Aaron Johnson’s anamorphic woodcut of a tree requires a specially designed mirror to view. Perhaps a gimmick; or perhaps a call to wonder. Subtler is the effect of the pages—the leaves—of the accompanying book. The paper, handmade at La Papeterie Saint-Armand in Montreal, Canada, crinkles like the sound of newly fallen leaves: a sort of literal onomatopoeia giving voice to the tree that is the protagonist of Le Guin’s short story.
Or, A Selection of New Acquisitions in Special Collections
that demonstrate the ways in which form affects content
Many of the new acquisitions in the Special Collections Research Center over the past two years have emphasized the impact the material forms of books have on their meanings, or on the reader’s experience of their contents. As Special Collections increasingly supports the use of rare materials in the classroom, these new acquisitions play a significant role in providing Georgetown students with a tangible experience of history in almost every field of the historical humanities and social sciences.

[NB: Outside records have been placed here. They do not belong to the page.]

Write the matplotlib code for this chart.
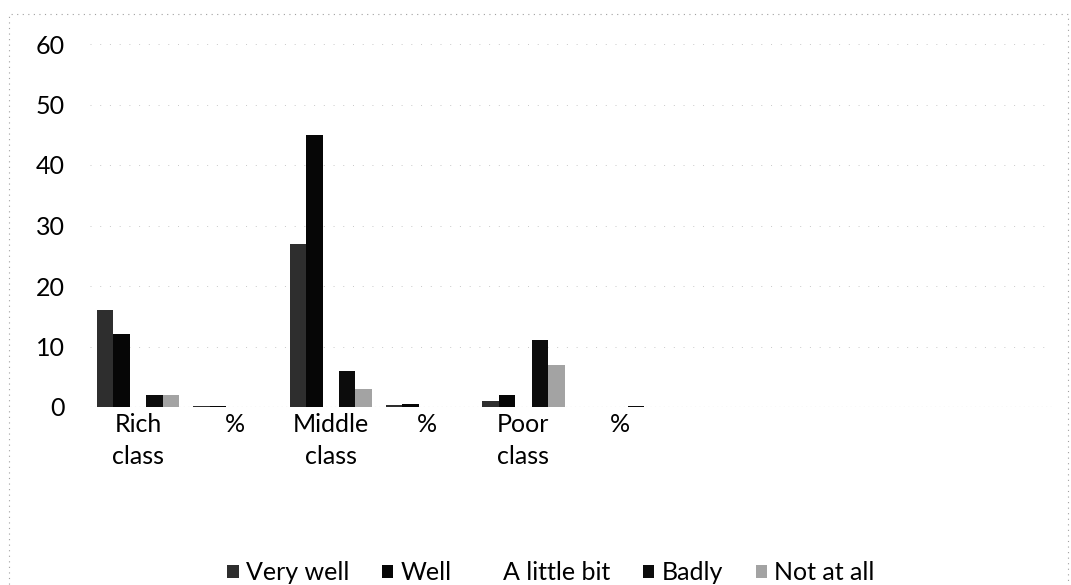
import matplotlib
matplotlib.use("Agg")
import matplotlib.pyplot as plt
from matplotlib.patches import Rectangle, Patch
import numpy as np

plt.rcParams['font.family'] = ['Lato', 'DejaVu Sans']

categories = ["Rich\nclass", "%", "Middle\nclass", "%", "Poor\nclass", "%", "", "", "", ""]
series_names = ["Very well", "Well", "A little bit", "Badly", "Not at all"]
very_well = [16, 0.16, 27, 0.27, 1, 0.01, 0, 0, 0, 0]
well = [12, 0.12, 45, 0.45, 2, 0.02, 0, 0, 0, 0]
a_little_bit = [0, 0, 0, 0, 0, 0, 0, 0, 0, 0]
badly = [2, 0.02, 6, 0.06, 11, 0.11, 0, 0, 0, 0]
not_at_all = [2, 0.02, 3, 0.03, 7, 0.07, 0, 0, 0, 0]
y_ticks = [0, 10, 20, 30, 40, 50, 60]

series = [very_well, well, a_little_bit, badly, not_at_all]
colors = ["#2e2e2e", "#060606", "#ffffff", "#0c0c0c", "#a3a3a3"]

W, H = 1071, 585
fig = plt.figure(figsize=(W / 100, H / 100), dpi=100)
ax = fig.add_axes([90 / W, 1 - 407 / H, 963 / W, (407 - 44) / H])

x = np.arange(len(categories))
bw = 0.171
for i, (vals, c) in enumerate(zip(series, colors)):
    ax.bar(x + (i - 2) * bw, vals, width=bw, color=c, linewidth=0,
           label=series_names[i], zorder=3)

ax.set_xlim(-0.5, len(categories) - 0.5)
ax.set_ylim(0, 60)
ax.set_yticks(y_ticks)
ax.set_yticklabels([str(v) for v in y_ticks], fontsize=18)
ax.set_xticks(x)
ax.set_xticklabels(categories, fontsize=18, linespacing=1.5)
ax.tick_params(axis='both', length=0)
ax.tick_params(axis='y', pad=18)
ax.tick_params(axis='x', pad=4)
for s in ax.spines.values():
    s.set_visible(False)
ax.yaxis.grid(True, color="#c8c8c8", linewidth=0.7, linestyle=(0, (1, 9)), zorder=0)
ax.axhline(0, color="#9a9a9a", linewidth=0.8, linestyle=(0, (1, 3)), zorder=2)

# legend
handles = []
for n, c in zip(series_names, colors):
    handles.append(Patch(facecolor=c, edgecolor='none', label=n))
fig.legend(handles=handles, loc='center', bbox_to_anchor=(551 / W, 1 - 573 / H),
           ncol=5, frameon=False, fontsize=18, handlelength=0.45, handleheight=0.45,
           handletextpad=0.3, columnspacing=1.3, borderpad=0.1)

# outer dotted chart border
fig.patches.append(Rectangle((9 / W, -0.05), (1068 - 9) / W, 1.05 - 14 / H,
                             transform=fig.transFigure, fill=False,
                             edgecolor="#a0a0a0", linewidth=0.8,
                             linestyle=(0, (1, 4))))

fig.savefig("out.png", dpi=100)
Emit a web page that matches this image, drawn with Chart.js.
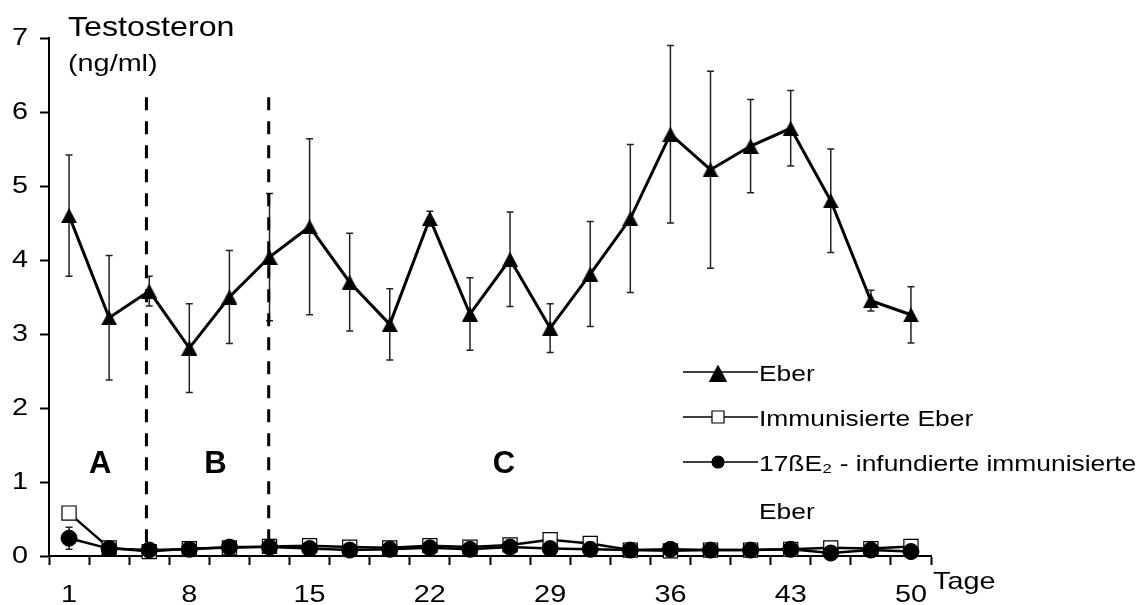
<!DOCTYPE html>
<html>
<head>
<meta charset="utf-8">
<script src="https://cdn.jsdelivr.net/npm/chart.js@4"></script>
<style>
  html, body { margin: 0; padding: 0; background: #fff; }
  #wrap { width: 1145px; height: 605px; position: relative; }
</style>
</head>
<body>
<div id="wrap"><canvas id="myChart"></canvas></div>
<script>
// x-Achse: Messtage, nur jede 3. Messung beschriftet
const tage = ['1', '', '', '8', '', '', '15', '', '', '22', '', '', '29', '', '', '36', '', '', '43', '', '', '50'];
const yTicks = [0, 1, 2, 3, 4, 5, 6, 7];

// Testosteron (ng/ml), Mittelwerte und Fehlerbalken
const eber = [4.60, 3.22, 3.58, 2.81, 3.50, 4.04, 4.45, 3.70, 3.13, 4.56, 3.27, 4.01, 3.08, 3.81, 4.56, 5.70, 5.22, 5.54, 5.78, 4.80, 3.45, 3.26];
const eberFehler = [0.82, 0.84, 0.20, 0.60, 0.63, 0.86, 1.19, 0.66, 0.48, 0.10, 0.49, 0.64, 0.33, 0.71, 1.00, 1.20, 1.33, 0.63, 0.51, 0.70, 0.14, 0.38];
const immunEber = [0.58, 0.11, 0.06, 0.10, 0.11, 0.13, 0.14, 0.12, 0.11, 0.14, 0.12, 0.15, 0.22, 0.17, 0.08, 0.07, 0.08, 0.08, 0.09, 0.11, 0.10, 0.13];
const e2Eber = [0.24, 0.10, 0.08, 0.09, 0.12, 0.12, 0.10, 0.08, 0.09, 0.11, 0.09, 0.12, 0.10, 0.09, 0.08, 0.09, 0.08, 0.08, 0.09, 0.04, 0.08, 0.06];
const e2Fehler = [0.15, 0, 0, 0, 0, 0, 0, 0, 0, 0, 0, 0, 0, 0, 0, 0, 0, 0, 0, 0, 0, 0];

const serienNamen = ['Eber', 'Immunisierte Eber', ['17ßE₂ - infundierte immunisierte', 'Eber']];

// Versuchsphasen A, B, C (Grenzen als Kategorie-Index)
const phasenGrenzen = [1.93, 4.98];
const phasen = ['A', 'B', 'C'];
const phasenMitte = [0.78, 3.65, 10.85];

const FONT = '"Liberation Sans", Arial, sans-serif';

// Dreieck wie in Excel: Mitte des Rahmens liegt auf dem Datenpunkt
function dreieck(w, h) {
    const c = document.createElement('canvas');
    c.width = w; c.height = h;
    const g = c.getContext('2d');
    g.fillStyle = '#000';
    g.beginPath();
    g.moveTo(w / 2, 0); g.lineTo(w, h); g.lineTo(0, h);
    g.closePath();
    g.fill();
    return c;
}
const dreieckPunkt = dreieck(16, 15);
const dreieckLegende = dreieck(18, 17);

function breitText(ctx, text, x, y, size, align, sx, bold) {
    ctx.save();
    ctx.font = (bold ? 'bold ' : '') + size + 'px ' + FONT;
    ctx.textAlign = align;
    ctx.textBaseline = 'alphabetic';
    ctx.fillStyle = '#000';
    ctx.translate(x, y);
    ctx.scale(sx, 1);
    ctx.fillText(text, 0, 0);
    ctx.restore();
}

const extras = {
    id: 'extras',
    beforeDatasetsDraw(chart) {
        // Fehlerbalken
        const ctx = chart.ctx, y = chart.scales.y;
        chart.data.datasets.forEach((ds, di) => {
            if (!ds.fehler) return;
            chart.getDatasetMeta(di).data.forEach((pt, i) => {
                const e = ds.fehler[i];
                if (!e) return;
                const top = y.getPixelForValue(ds.data[i] + e);
                const bot = y.getPixelForValue(ds.data[i] - e);
                ctx.save();
                ctx.strokeStyle = '#222';
                ctx.lineWidth = 1.5;
                ctx.beginPath();
                ctx.moveTo(pt.x, top); ctx.lineTo(pt.x, bot);
                ctx.moveTo(pt.x - 3.5, top); ctx.lineTo(pt.x + 3.5, top);
                ctx.moveTo(pt.x - 3.5, bot); ctx.lineTo(pt.x + 3.5, bot);
                ctx.stroke();
                ctx.restore();
            });
        });
    },
    afterDatasetsDraw(chart) {
        // gestrichelte Phasengrenzen
        const ctx = chart.ctx, x = chart.scales.x, y = chart.scales.y;
        ctx.save();
        ctx.strokeStyle = '#000';
        ctx.lineWidth = 3;
        ctx.setLineDash([13, 11]);
        phasenGrenzen.forEach(g => {
            const px = x.getPixelForValue(g);
            ctx.beginPath();
            ctx.moveTo(px, y.getPixelForValue(6.2));
            ctx.lineTo(px, y.getPixelForValue(0));
            ctx.stroke();
        });
        ctx.restore();
    },
    afterDraw(chart) {
        const ctx = chart.ctx, x = chart.scales.x, y = chart.scales.y;

        yTicks.forEach(v => breitText(ctx, String(v), 28, y.getPixelForValue(v) + 7, 24, 'right', 1.2));
        tage.forEach((t, i) => {
            if (t) breitText(ctx, t, x.getPixelForValue(i), 602, 24, 'center', 1.2);
        });
        breitText(ctx, 'Tage', 933, 589, 24, 'left', 1.2);
        breitText(ctx, 'Testosteron', 68, 36, 28, 'left', 1.15);
        breitText(ctx, '(ng/ml)', 68, 71, 24, 'left', 1.2);

        phasen.forEach((p, i) => breitText(ctx, p, x.getPixelForValue(phasenMitte[i]), 473, 31, 'center', 1, true));

        // Legende
        const zeilen = [372, 417, 462];
        const mRadius = [10.5, 8.5, 6];
        chart.data.datasets.slice().sort((a, b) => b.order - a.order).forEach((ds, i) => {
            const ly = zeilen[i];
            ctx.save();
            ctx.strokeStyle = '#000';
            ctx.lineWidth = 1.5;
            ctx.beginPath();
            ctx.moveTo(683, ly); ctx.lineTo(758, ly);
            ctx.stroke();
            ctx.fillStyle = ds.pointBackgroundColor;
            ctx.strokeStyle = '#000';
            ctx.lineWidth = 1.2;
            const stil = ds.pointStyle === dreieckPunkt ? dreieckLegende : ds.pointStyle;
            Chart.helpers.drawPoint(ctx, {pointStyle: stil, radius: mRadius[i], rotation: 0, borderWidth: 1.2}, 718, ly + (stil === dreieckLegende ? 1 : 0));
            ctx.restore();
            const name = serienNamen[i];
            const teile = Array.isArray(name) ? name : [name];
            teile.forEach((t, k) => breitText(ctx, t, 759, ly + 9 + k * 48, 22, 'left', 1.2));
        });
    }
};

new Chart(document.getElementById('myChart'), {
    type: 'line',
    data: {
        labels: tage,
        datasets: [
            {
                label: 'Eber', data: eber, fehler: eberFehler, order: 2,
                borderColor: '#000', borderWidth: 3,
                pointStyle: dreieckPunkt, pointRadius: 9, pointBackgroundColor: '#000',
                pointBorderColor: '#000', pointBorderWidth: 1, clip: false
            },
            {
                label: 'Immunisierte Eber', data: immunEber, order: 1,
                borderColor: '#000', borderWidth: 2.5,
                pointStyle: 'rect', pointRadius: 10, pointBackgroundColor: '#fff',
                pointBorderColor: '#000', pointBorderWidth: 1.2, clip: false
            },
            {
                label: '17ßE₂ - infundierte immunisierte Eber', data: e2Eber, fehler: e2Fehler, order: 0,
                borderColor: '#000', borderWidth: 2.5,
                pointStyle: 'circle', pointRadius: 8, pointBackgroundColor: '#000',
                pointBorderColor: '#000', pointBorderWidth: 1, clip: false
            }
        ]
    },
    options: {
        responsive: true,
        maintainAspectRatio: false,
        animation: false,
        layout: { padding: { left: 40, top: 38, right: 214, bottom: 40 } },
        plugins: { legend: { display: false }, tooltip: { enabled: false } },
        scales: {
            x: {
                type: 'category', offset: true,
                grid: { offset: true, drawOnChartArea: false, drawTicks: true, tickLength: 9, tickColor: '#000', tickWidth: 2 },
                border: { color: '#000', width: 2 },
                ticks: { display: false, autoSkip: false }
            },
            y: {
                min: 0, max: 7,
                grid: { drawOnChartArea: false, drawTicks: true, tickLength: 9, tickColor: '#000', tickWidth: 2 },
                border: { color: '#000', width: 2 },
                ticks: { display: false, stepSize: 1 }
            }
        }
    },
    plugins: [extras]
});
</script>
</body>
</html>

The selections on display highlight the role that hand-work played in the production of books before the industrial revolution, as well as the continuation and refinement of such traditional methods in modern fine press books. In the tradition of William Morris and the Arts & Crafts movement of the late 19th century, these books were made using traditional methods: printed, illustrated, and bound by hand.
Gaylord Schanilec’s 53 wood engravings, each printed from a specimen of the wood depicted, are a tour-de-force of fine color printing. In the grand tradition of Thoreau, the book is also a masterly treatment of local and environmental history: each of the 24 species of tree came from the same 20 acres in Wisconsin, and each essay records Verhoeven and Schanilec’s experience of the tree in question.

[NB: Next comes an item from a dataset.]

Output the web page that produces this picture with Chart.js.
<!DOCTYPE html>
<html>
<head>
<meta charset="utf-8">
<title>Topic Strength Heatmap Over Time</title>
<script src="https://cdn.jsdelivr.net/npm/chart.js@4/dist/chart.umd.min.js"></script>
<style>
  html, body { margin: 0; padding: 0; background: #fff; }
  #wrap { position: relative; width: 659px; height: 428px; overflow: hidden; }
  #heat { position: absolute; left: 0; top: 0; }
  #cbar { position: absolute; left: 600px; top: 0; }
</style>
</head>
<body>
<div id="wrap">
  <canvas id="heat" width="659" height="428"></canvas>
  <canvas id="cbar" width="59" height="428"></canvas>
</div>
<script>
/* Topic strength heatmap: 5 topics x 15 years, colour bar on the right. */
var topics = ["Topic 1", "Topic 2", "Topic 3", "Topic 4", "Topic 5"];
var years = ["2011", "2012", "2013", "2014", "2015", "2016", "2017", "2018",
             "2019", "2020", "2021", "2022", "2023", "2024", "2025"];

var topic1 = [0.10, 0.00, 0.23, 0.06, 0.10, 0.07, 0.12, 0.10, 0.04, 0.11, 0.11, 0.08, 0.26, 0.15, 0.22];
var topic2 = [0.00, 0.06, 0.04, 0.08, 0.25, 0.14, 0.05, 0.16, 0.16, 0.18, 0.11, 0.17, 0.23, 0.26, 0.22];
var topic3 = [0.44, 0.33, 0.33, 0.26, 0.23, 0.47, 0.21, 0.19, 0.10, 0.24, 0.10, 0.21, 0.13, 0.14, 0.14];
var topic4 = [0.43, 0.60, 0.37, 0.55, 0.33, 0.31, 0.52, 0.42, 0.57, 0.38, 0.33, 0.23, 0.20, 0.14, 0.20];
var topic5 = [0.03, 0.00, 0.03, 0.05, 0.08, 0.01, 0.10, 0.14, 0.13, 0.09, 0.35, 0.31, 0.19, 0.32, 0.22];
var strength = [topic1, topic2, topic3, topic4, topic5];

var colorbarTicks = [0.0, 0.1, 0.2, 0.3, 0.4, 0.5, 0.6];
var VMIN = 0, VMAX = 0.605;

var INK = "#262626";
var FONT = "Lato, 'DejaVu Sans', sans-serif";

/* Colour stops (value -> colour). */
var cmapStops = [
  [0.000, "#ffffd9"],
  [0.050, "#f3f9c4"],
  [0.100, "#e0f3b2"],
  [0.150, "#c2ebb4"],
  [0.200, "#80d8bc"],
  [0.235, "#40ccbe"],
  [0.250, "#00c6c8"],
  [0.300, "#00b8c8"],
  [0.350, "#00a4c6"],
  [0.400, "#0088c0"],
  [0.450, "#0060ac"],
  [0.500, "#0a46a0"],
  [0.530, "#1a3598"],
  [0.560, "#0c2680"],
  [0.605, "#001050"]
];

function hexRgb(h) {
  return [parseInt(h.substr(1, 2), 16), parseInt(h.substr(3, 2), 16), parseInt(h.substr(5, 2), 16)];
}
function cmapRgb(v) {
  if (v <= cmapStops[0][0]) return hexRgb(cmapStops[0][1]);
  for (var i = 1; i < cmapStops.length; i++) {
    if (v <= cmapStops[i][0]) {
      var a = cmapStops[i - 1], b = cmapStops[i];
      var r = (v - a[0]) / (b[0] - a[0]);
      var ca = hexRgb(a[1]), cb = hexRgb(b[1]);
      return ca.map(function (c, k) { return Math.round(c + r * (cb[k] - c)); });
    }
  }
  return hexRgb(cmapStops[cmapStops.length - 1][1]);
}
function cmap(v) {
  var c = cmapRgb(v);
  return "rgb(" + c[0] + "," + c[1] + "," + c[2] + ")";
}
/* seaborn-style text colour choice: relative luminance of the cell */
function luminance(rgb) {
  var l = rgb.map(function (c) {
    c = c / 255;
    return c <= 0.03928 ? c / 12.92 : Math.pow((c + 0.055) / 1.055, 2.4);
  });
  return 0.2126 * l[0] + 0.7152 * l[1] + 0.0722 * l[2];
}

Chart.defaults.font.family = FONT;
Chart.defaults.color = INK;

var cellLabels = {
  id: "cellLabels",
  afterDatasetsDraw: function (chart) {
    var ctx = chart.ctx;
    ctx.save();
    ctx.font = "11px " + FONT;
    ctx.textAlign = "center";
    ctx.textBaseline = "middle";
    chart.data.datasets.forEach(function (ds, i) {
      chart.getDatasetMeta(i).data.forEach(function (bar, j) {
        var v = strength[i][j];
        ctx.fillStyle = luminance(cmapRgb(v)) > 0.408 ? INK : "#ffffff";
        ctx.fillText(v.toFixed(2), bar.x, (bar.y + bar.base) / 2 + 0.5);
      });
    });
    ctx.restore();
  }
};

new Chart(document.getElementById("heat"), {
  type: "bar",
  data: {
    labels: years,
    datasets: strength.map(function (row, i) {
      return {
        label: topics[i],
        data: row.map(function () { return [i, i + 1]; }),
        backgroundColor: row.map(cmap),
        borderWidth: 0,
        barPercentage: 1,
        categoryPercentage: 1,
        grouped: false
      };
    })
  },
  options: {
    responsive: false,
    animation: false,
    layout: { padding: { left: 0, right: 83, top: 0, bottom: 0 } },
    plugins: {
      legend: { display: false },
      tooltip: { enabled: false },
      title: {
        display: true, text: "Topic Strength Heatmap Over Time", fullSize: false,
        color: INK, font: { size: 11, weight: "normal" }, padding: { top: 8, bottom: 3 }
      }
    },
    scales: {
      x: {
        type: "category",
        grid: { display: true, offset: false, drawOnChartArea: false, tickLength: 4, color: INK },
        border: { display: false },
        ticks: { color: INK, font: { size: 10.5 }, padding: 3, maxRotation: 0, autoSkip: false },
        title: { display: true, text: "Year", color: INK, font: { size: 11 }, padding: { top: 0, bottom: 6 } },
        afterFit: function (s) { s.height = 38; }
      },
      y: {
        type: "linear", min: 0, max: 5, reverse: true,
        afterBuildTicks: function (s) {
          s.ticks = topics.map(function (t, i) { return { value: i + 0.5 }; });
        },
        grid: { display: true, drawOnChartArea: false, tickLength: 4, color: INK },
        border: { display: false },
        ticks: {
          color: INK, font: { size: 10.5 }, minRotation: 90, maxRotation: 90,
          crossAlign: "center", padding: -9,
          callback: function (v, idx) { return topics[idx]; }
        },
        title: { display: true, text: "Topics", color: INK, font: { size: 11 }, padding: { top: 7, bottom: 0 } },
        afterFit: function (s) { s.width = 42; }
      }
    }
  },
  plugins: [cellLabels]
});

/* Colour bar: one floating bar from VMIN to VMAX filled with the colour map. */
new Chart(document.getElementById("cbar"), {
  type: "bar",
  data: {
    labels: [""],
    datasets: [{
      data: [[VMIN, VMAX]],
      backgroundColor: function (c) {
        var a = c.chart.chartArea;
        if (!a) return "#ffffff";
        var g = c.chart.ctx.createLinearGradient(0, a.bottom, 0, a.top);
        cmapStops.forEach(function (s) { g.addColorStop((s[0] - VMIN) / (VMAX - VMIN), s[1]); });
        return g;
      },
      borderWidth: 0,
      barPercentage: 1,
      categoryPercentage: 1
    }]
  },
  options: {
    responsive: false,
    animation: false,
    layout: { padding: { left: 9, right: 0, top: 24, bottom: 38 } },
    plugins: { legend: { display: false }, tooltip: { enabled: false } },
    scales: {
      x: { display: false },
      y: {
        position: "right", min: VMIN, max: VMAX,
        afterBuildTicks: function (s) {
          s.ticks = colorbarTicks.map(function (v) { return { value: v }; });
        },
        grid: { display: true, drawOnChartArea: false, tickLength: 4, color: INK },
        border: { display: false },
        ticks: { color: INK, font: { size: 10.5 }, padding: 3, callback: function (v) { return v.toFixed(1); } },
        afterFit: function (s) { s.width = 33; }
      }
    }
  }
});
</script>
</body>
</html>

Matrix, a “review for printers & bibliophiles,” is printed by hand at The Whittington Press in England. Its articles on fine press printing are accompanied by original prints and other samples. On display, to illustrate Gaylord Schanilec’s discussion of the innovative methods he developed for printing his book Sylvae, is a set of progressive proofs showing the stages required to print his wood engraving of a cross-section of “Wild Plum.”
This simplified Latin history of Augsburg, Germany, was written for schoolboys. It demonstrates graphically the stages in the production of early modern books. It started out as a series of individual sheets (in this case, three and one-half octavo sheets, plus a fold-out engraved map). This copy appears just as it did when it left the printing shop: collated and rough-folded once for warehousing, but never folded, sewn, and bound.

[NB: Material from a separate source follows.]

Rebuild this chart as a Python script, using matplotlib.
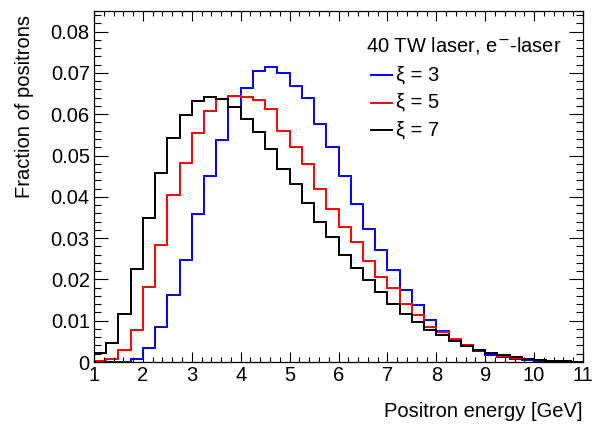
import numpy as np
import matplotlib
matplotlib.use("Agg")
import matplotlib.pyplot as plt
from matplotlib.ticker import MultipleLocator

plt.rcParams['font.family'] = ['Liberation Sans', 'DejaVu Sans']

# Bin edges (GeV)
edges = np.arange(1.0, 11.0001, 0.25)

xi3 = [0.0000, 0.0000, 0.0001, 0.0007, 0.0034, 0.0084, 0.0162, 0.0246, 0.0358, 0.0451,
       0.0538, 0.0618, 0.0664, 0.0704, 0.0714, 0.0701, 0.0669, 0.0639, 0.0576, 0.0521,
       0.0450, 0.0383, 0.0323, 0.0272, 0.0224, 0.0174, 0.0137, 0.0102, 0.0076, 0.0056,
       0.0040, 0.0027, 0.0018, 0.0012, 0.0007, 0.0004, 0.0003, 0.0002, 0.0001, 0.0001]

xi5 = [0.0003, 0.0007, 0.0030, 0.0077, 0.0181, 0.0283, 0.0404, 0.0481, 0.0554, 0.0608,
       0.0636, 0.0644, 0.0641, 0.0634, 0.0612, 0.0560, 0.0521, 0.0479, 0.0420, 0.0370,
       0.0328, 0.0291, 0.0245, 0.0207, 0.0178, 0.0140, 0.0115, 0.0085, 0.0073, 0.0056,
       0.0040, 0.0028, 0.0022, 0.0015, 0.0010, 0.0007, 0.0005, 0.0003, 0.0002, 0.0001]

xi7 = [0.0021, 0.0047, 0.0117, 0.0225, 0.0349, 0.0457, 0.0543, 0.0598, 0.0633, 0.0641,
       0.0638, 0.0617, 0.0588, 0.0557, 0.0516, 0.0467, 0.0431, 0.0385, 0.0339, 0.0303,
       0.0258, 0.0228, 0.0199, 0.0169, 0.0140, 0.0116, 0.0097, 0.0077, 0.0065, 0.0051,
       0.0038, 0.0030, 0.0023, 0.0016, 0.0011, 0.0008, 0.0005, 0.0003, 0.0002, 0.0001]

series = [(xi3, '#0000ff', 'ξ = 3'), (xi5, '#ff0000', 'ξ = 5'), (xi7, '#000000', 'ξ = 7')]
legend_title = '40 TW laser, e$^{-}$-laser'
y_ticks = [0, 0.01, 0.02, 0.03, 0.04, 0.05, 0.06, 0.07, 0.08]
y_ticklabels = ['0', '0.01', '0.02', '0.03', '0.04', '0.05', '0.06', '0.07', '0.08']

FS = 14.5
W, H = 599, 426
fig = plt.figure(figsize=(W / 100, H / 100), dpi=100)
L, R, T, B = 94, 583, 11, 362
ax = fig.add_axes([L / W, (H - B) / H, (R - L) / W, (B - T) / H])

for vals, col, lab in series:
    ax.stairs(vals, edges, color=col, linewidth=1.4, baseline=None)

ax.set_xlim(1, 11)
ax.set_ylim(0, 0.085)
ax.xaxis.set_major_locator(MultipleLocator(1))
ax.xaxis.set_minor_locator(MultipleLocator(0.2))
ax.yaxis.set_minor_locator(MultipleLocator(0.002))
ax.set_yticks(y_ticks)
ax.set_yticklabels(y_ticklabels)

ax.tick_params(axis='both', which='both', direction='in', top=True, right=True,
               labelsize=FS, width=0.8, colors='black')
ax.tick_params(axis='x', which='major', length=7.2, pad=3)
ax.tick_params(axis='x', which='minor', length=3.6)
ax.tick_params(axis='y', which='major', length=10, pad=3)
ax.tick_params(axis='y', which='minor', length=5)
for s in ax.spines.values():
    s.set_linewidth(0.9)

ax.set_xlabel('Positron energy [GeV]', fontsize=FS, ha='right', va='center')
ax.xaxis.set_label_coords(1.0, -0.142)
ax.set_ylabel('Fraction of positrons', fontsize=FS)
ax.yaxis.label.set_horizontalalignment('right')
ax.yaxis.label.set_verticalalignment('center')
ax.yaxis.set_label_coords(-0.142, 0.99)

# Legend (manual, ROOT-like)
def fx(px):
    return px / W
def fy(py):
    return 1 - py / H

fig.text(fx(366), fy(46), legend_title, fontsize=FS, ha='left', va='center')
for i, (vals, col, lab) in enumerate(series):
    yy = 75 + i * 27.5
    fig.add_artist(plt.Line2D([fx(371), fx(392)], [fy(yy), fy(yy)], color=col, linewidth=1.4))
    fig.text(fx(396), fy(yy), lab, fontsize=FS, ha='left', va='center')

fig.savefig('out.png', dpi=100)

This masterpiece of contemporary fine printing forcefully illustrates the integration of text and image. American printmaker Judith Rothchild’s mezzotints resonate with the sense of each poem as well as their presentation on the page. Georgetown’s copy includes the original copper plate for “L’Hiver” (Winter). The single candle surrounded by the velvety black achievable only in mezzotint echoes brilliantly the metaphor of the ‘charbon’ (carbon) of the earth, i.e. coal, burning in a lonely room.
Abigail Rorer’s sprightly anthropomorphic wood engravings respond to Farrer’s curmudgeonly descriptions of plants he disliked. These examples of Rorer’s highly skilled color printing allow us to compare the qualities of her illustrations for books versus other fine prints by her in the University Art Collection.
An accidental survival, this book, sewn but never bound, retains its original block-printed floral wrapper. Meant to be temporary, this covering captures a fugitive aspect of the 18th-century experience of colorful decorative arts. The book is an attempt by an English Catholic priest (and the first Catholic clergyman to become a fellow of the Royal Society) to show a common origin for Chinese and the language of ancient Egypt.
This finely printed limited edition reprints the future poet laureate’s first book of poems, originally published in a rare 1827 edition, and including poems by his brothers Frederick and Charles. Our copy is handsomely custom-bound by hand using the unusual embossing technique known as the “relievo” style.
By no means fine printing! But a remarkable survival of a very scarce entirely engraved book that was frequently reprinted (as witnessed by its very worn plates). Shorthand was surprisingly popular in the 17th century. The book is a dramatic example of the principle of ephemerality: the items printed in the greatest numbers—almanacs, schoolbooks, manuals—tend to survive in the fewest copies, because they got used up.